[Records excerpted from a collection]
- - - -
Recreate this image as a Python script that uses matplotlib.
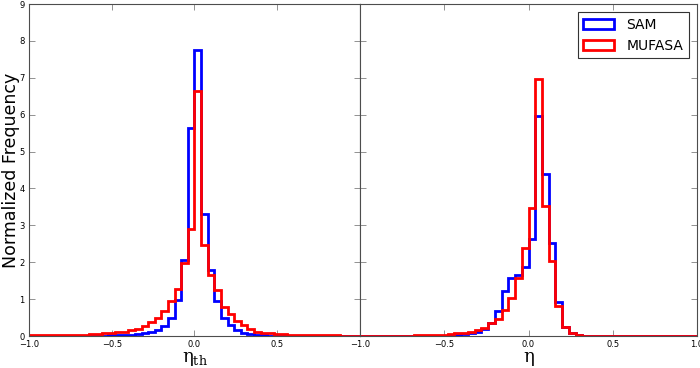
import numpy as np
import matplotlib
matplotlib.use('Agg')
import matplotlib.pyplot as plt

plt.rcParams['mathtext.fontset'] = 'custom'
plt.rcParams['mathtext.rm'] = 'DejaVu Serif'

# 50 bins of width 0.04 between -1 and 1
edges = np.linspace(-1.0, 1.0, 51)

# left panel: eta_th
sam_th = [0.00, 0.00, 0.00, 0.00, 0.00, 0.00, 0.00, 0.00, 0.01, 0.01,
          0.01, 0.01, 0.02, 0.02, 0.03, 0.04, 0.06, 0.08, 0.12, 0.17,
          0.28, 0.48, 0.98, 2.06, 5.65, 7.75, 3.31, 1.78, 0.94, 0.50,
          0.30, 0.15, 0.09, 0.05, 0.03, 0.02, 0.01, 0.01, 0.00, 0.00,
          0.00, 0.00, 0.00, 0.00, 0.00, 0.00, 0.00, 0.00, 0.00, 0.00]
mufasa_th = [0.02, 0.02, 0.02, 0.02, 0.02, 0.03, 0.03, 0.04, 0.04, 0.05,
             0.06, 0.07, 0.08, 0.11, 0.12, 0.15, 0.20, 0.27, 0.38, 0.50,
             0.67, 0.95, 1.28, 1.97, 2.91, 6.65, 2.48, 1.66, 1.24, 0.79,
             0.60, 0.40, 0.30, 0.18, 0.11, 0.08, 0.07, 0.06, 0.05, 0.03,
             0.02, 0.02, 0.02, 0.02, 0.04, 0.02, 0.02, 0.01, 0.01, 0.01]

# right panel: eta
sam_eta = [0.00, 0.00, 0.00, 0.00, 0.00, 0.00, 0.00, 0.00, 0.00, 0.01,
           0.01, 0.01, 0.01, 0.02, 0.03, 0.05, 0.07, 0.12, 0.18, 0.36,
           0.69, 1.22, 1.58, 1.65, 1.86, 2.62, 5.96, 4.38, 2.51, 0.91,
           0.25, 0.07, 0.02, 0.00, 0.00, 0.00, 0.00, 0.00, 0.00, 0.00,
           0.00, 0.00, 0.00, 0.00, 0.00, 0.00, 0.00, 0.00, 0.00, 0.00]
mufasa_eta = [0.00, 0.00, 0.00, 0.00, 0.01, 0.01, 0.01, 0.01, 0.02, 0.02,
              0.03, 0.03, 0.04, 0.06, 0.07, 0.09, 0.12, 0.16, 0.23, 0.34,
              0.45, 0.70, 1.02, 1.56, 2.39, 3.46, 6.96, 3.52, 2.04, 0.81,
              0.25, 0.07, 0.02, 0.00, 0.00, 0.00, 0.00, 0.00, 0.00, 0.00,
              0.00, 0.00, 0.00, 0.00, 0.00, 0.00, 0.00, 0.00, 0.00, 0.00]

xticks = [-1.0, -0.5, 0.0, 0.5, 1.0]
centers = 0.5 * (edges[:-1] + edges[1:])

fig = plt.figure(figsize=(7.0, 3.68), dpi=100)
ax1 = fig.add_axes([29/700, 1 - 336/368, (360 - 29)/700, 332/368])
ax2 = fig.add_axes([360/700, 1 - 336/368, (697 - 360)/700, 332/368], sharey=ax1)

panels = [(ax1, sam_th, mufasa_th, r'$\mathrm{\eta}_{\mathrm{th}}$'),
          (ax2, sam_eta, mufasa_eta, r'$\mathrm{\eta}$')]
for ax, sam, muf, xlab in panels:
    ax.hist(centers, bins=edges, weights=sam, histtype='step', color='blue', lw=2, label='SAM')
    ax.hist(centers, bins=edges, weights=muf, histtype='step', color='red', lw=2, label='MUFASA')
    ax.set_xlim(-1, 1)
    ax.set_ylim(0, 9)
    ax.set_xticks(xticks)
    ax.set_yticks(range(10))
    ax.tick_params(direction='in', top=True, right=True, labelsize=6, length=4,
                   width=0.5, color='0.4', pad=3)
    for s in ax.spines.values():
        s.set_linewidth(0.8)
        s.set_color('0.3')
    ax.set_xlabel(xlab, fontsize=13)
    ax.xaxis.set_label_coords(0.5, -0.042)

# left panel's 1.0 label sits under the right panel's -1.0
ax1.set_xticklabels(['\u22121.0', '\u22120.5', '0.0', '0.5', ''])
ax1.set_ylabel('Normalized Frequency', fontsize=12.5)
ax1.yaxis.set_label_coords(-0.026, 0.5)
plt.setp(ax2.get_yticklabels(), visible=False)

leg = ax2.legend(loc='upper right', fontsize=10, fancybox=False, framealpha=1,
                 edgecolor='0.2', handlelength=2.2, handleheight=0.8,
                 borderaxespad=0.6, handletextpad=0.9)
leg.get_frame().set_linewidth(0.8)

fig.savefig('out.png', dpi=100)
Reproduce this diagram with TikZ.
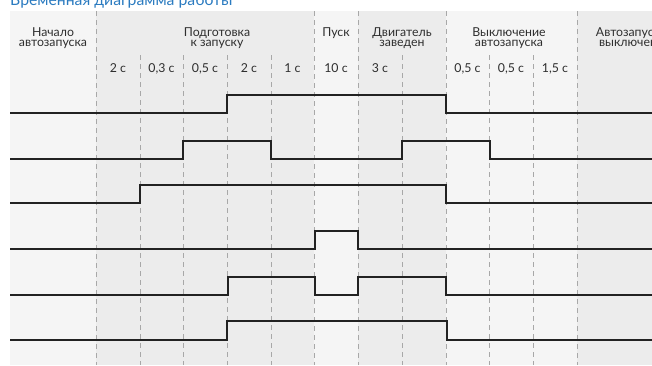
\documentclass[tikz,border=0pt]{standalone}
\usepackage{fontspec}
\setmainfont{Lato}
\definecolor{bglight}{HTML}{F5F5F5}
\definecolor{bgdark}{HTML}{ECECEC}
\definecolor{gridgray}{HTML}{A8A8A8}
\definecolor{sigcol}{HTML}{222222}
\definecolor{txtcol}{HTML}{2E2E2E}
\definecolor{titleblue}{HTML}{2B7BC0}
\begin{document}
\begin{tikzpicture}[x=1pt,y=-1pt,
  phase/.style={font=\fontsize{12.3}{10.8}\selectfont,text=txtcol,align=center,anchor=north,inner sep=0pt},
  dur/.style={font=\fontsize{12.3}{12}\selectfont,text=txtcol,anchor=base,inner sep=0pt},
  gridline/.style={draw=gridgray,line width=1pt,dash pattern=on 5pt off 4pt},
  signal/.style={draw=sigcol,line width=2.2pt,line join=miter}]
\useasboundingbox (0,0) rectangle (652,365);
% backgrounds
\fill[bglight] (10,11) rectangle (96,365);
\fill[bgdark] (96,11) rectangle (314,365);
\fill[bglight] (314,11) rectangle (358,365);
\fill[bgdark] (358,11) rectangle (446,365);
\fill[bglight] (446,11) rectangle (577,365);
\fill[bgdark] (577,11) rectangle (652,365);
% title
\node[font=\fontsize{15.8}{16}\selectfont,text=titleblue,anchor=base west,inner sep=0pt] (title) at (10,5) {Временная диаграмма работы};
% grid lines
\foreach \x in {96,314,358,446,577} \draw[gridline] (\x,11) -- (\x,365);
\foreach \x in {140,183,227,271,402,489,533} \draw[gridline] (\x,55) -- (\x,365);
% phase labels
\node[phase] (p1) at (53,27) {Начало\\автозапуска};
\node[phase] (p2) at (217,27) {Подготовка\\к запуску};
\node[phase] (p3) at (336,27) {Пуск};
\node[phase] (p4) at (402,27) {Двигатель\\заведен};
\node[phase] (p5) at (509,27) {Выключение\\автозапуска};
\node[phase] (p6) at (628,27) {Автозапуск\\выключен};
% durations
\node[dur] (d1) at (118,72) {2 с};
\node[dur] (d2) at (161.5,72) {0,3 с};
\node[dur] (d3) at (205,72) {0,5 с};
\node[dur] (d4) at (249,72) {2 с};
\node[dur] (d5) at (292.5,72) {1 с};
\node[dur] (d6) at (336,72) {10 с};
\node[dur] (d7) at (380,72) {3 с};
\node[dur] (d8) at (467.5,72) {0,5 с};
\node[dur] (d9) at (511,72) {0,5 с};
\node[dur] (d10) at (555,72) {1,5 с};
% signals
\draw[signal] (10,113) -- (227,113) -- (227,95) -- (446,95) -- (446,113) -- (652,113);
\draw[signal] (10,159) -- (183,159) -- (183,141) -- (271,141) -- (271,159) -- (402,159) -- (402,141) -- (490,141) -- (490,159) -- (652,159);
\draw[signal] (10,203) -- (140,203) -- (140,185) -- (446,185) -- (446,203) -- (652,203);
\draw[signal] (10,249) -- (315,249) -- (315,231) -- (358,231) -- (358,249) -- (652,249);
\draw[signal] (10,295) -- (228,295) -- (228,277) -- (315,277) -- (315,295) -- (358,295) -- (358,277) -- (446,277) -- (446,295) -- (652,295);
\draw[signal] (10,340) -- (227,340) -- (227,321) -- (447,321) -- (447,340) -- (652,340);
\end{tikzpicture}
\end{document}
- - - -
* Written instruction: In the records above, find the line containing "edges = np.linspace(-1.0, 1.0, 51)" and output every line from the first through that one, exactly, omitting pictures.

* The answer:
Recreate this image as a Python script that uses matplotlib.
import numpy as np
import matplotlib
matplotlib.use('Agg')
import matplotlib.pyplot as plt

plt.rcParams['mathtext.fontset'] = 'custom'
plt.rcParams['mathtext.rm'] = 'DejaVu Serif'

# 50 bins of width 0.04 between -1 and 1
edges = np.linspace(-1.0, 1.0, 51)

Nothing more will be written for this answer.